Easter at the Farm
We were not, as a whole, a particularly religious family.
There is no tradition of revivals. No great awakenings. No soaring sermons that come to mind when The Legal Genealogist thinks back to Easters past.
The nearest church to my grandparents’ Virginia farm was a Methodist chapel. I don’t recall ever having attended a single service there except for the funerals of my grandparents a quarter century apart.
Maybe it was because there were too many disparate faiths — too many Lutherans and Catholics who married into the Baptists and Methodists.
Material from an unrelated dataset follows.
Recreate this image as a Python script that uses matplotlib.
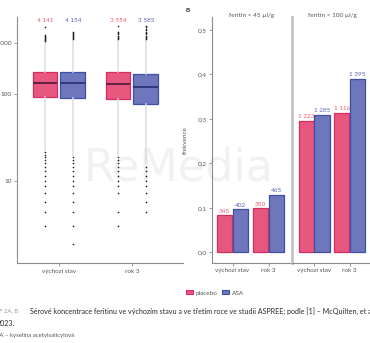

Maybe it was because there were too many people — cousins by the dozens is a good way to think of my mother’s family.
Whatever the reason, we didn’t have the traditions so many people are writing about this weekend: the quiet reflections of Good Friday, the midnight masses, the Easter sunrise services, the triumphant organ music of Sunday morning.
No, what I remember of Easter morning, from the years when I was a child and my family could make it to Virginia, to the Farm (in capital letters), for Easter, was The Hunt.
Sometime before the kids were up and dressed — or at least before we were allowed out of the house — the adults would go to one of two pastures and hide Easter eggs and candy for us to find.
I remember that we usually had to dress up, even though as often as not the fields were muddy or wet.
I remember that the older kids were supposed to help the younger kids … or at least not muscle the littler ones out of the way when making a beeline for a particularly attractive egg.
I remember that, somehow, the number of eggs and the amount of candy seemed to even out among the cousins, older and younger — a feat I suspect had a great deal to do with the number of adults pointing the way for the younger cousins.
I remember.

Barry, Paul, Susan, Barbara, Kacy

(Clockwise from upper left) Diana, Judy, Kacy, Paul

(Clockwise from upper left) Mark, Barry, Gary, Paul, Susan, Tony, Kacy, Chris, Larry

Barry, Barbara, Sheila, Susan
I remember. Do you?
These photos are priceless, Judy!! Happy Easter!
Thanks, Mary Ann — and happy Easter to you and yours as well!
I had a favorite skirt suit in blue and glasses like Susan in the last picture….a happy memory for me, too!
We all had outfits like that at one time or another, didn’t we?
I never went to an Easter egg hunt…but it always sounded like so much fun! Perhaps it was because I was an only child, My Mom’s brother Bobby had two daughters who lived in New Jersey, and her brother David had children, but was divorced. My Dad’s brother had two girls, and when we were very young we all met at Grandma & Grandpa Newton’s house in Homer, New York. I have some black and white pics from my Uncle David’s Kodak Brownie camera of us dying Easter eggs at the dining room table one year. I also have a memory of going to my maternal grandmother’s apartment one year after my grandfather had died. She hid a plastic rabbit pulling a plastic wagon full of candy, and had hidden it under the end table in the living room. We didn’t usually go to church on Easter Sunday because we were usually at one of the grandmother’s, but we went on Palm Sunday to the Methodist church and received our palm fronds…and we took communion on Maundy Thursday. When I chatted with my Mom on the phone this afternoon, she reminded me of how her Orthodox Jewish daddy would always give me a new bonnet and white gloves for Easter when I was a little girl. And I remember receiving those sugar eggs that have a scene inside from my Dad’s Mom. The memories were only of about five years of my life because by that time, both my Mom’s Dad and my Dad’s Mom had passed away. Things were a lot different after that.
Sounds like you have sweet memories too, Debra.
I also remember the whole “new outfit” shopping expeditions. In looking at the pictures now, I marvel how the Moms got us all together looking so smart. I loved reading your Easter memeories.
I seem to recall threats of mayhem if we didn’t keep the clothes neat and clean at least until the photos were taken!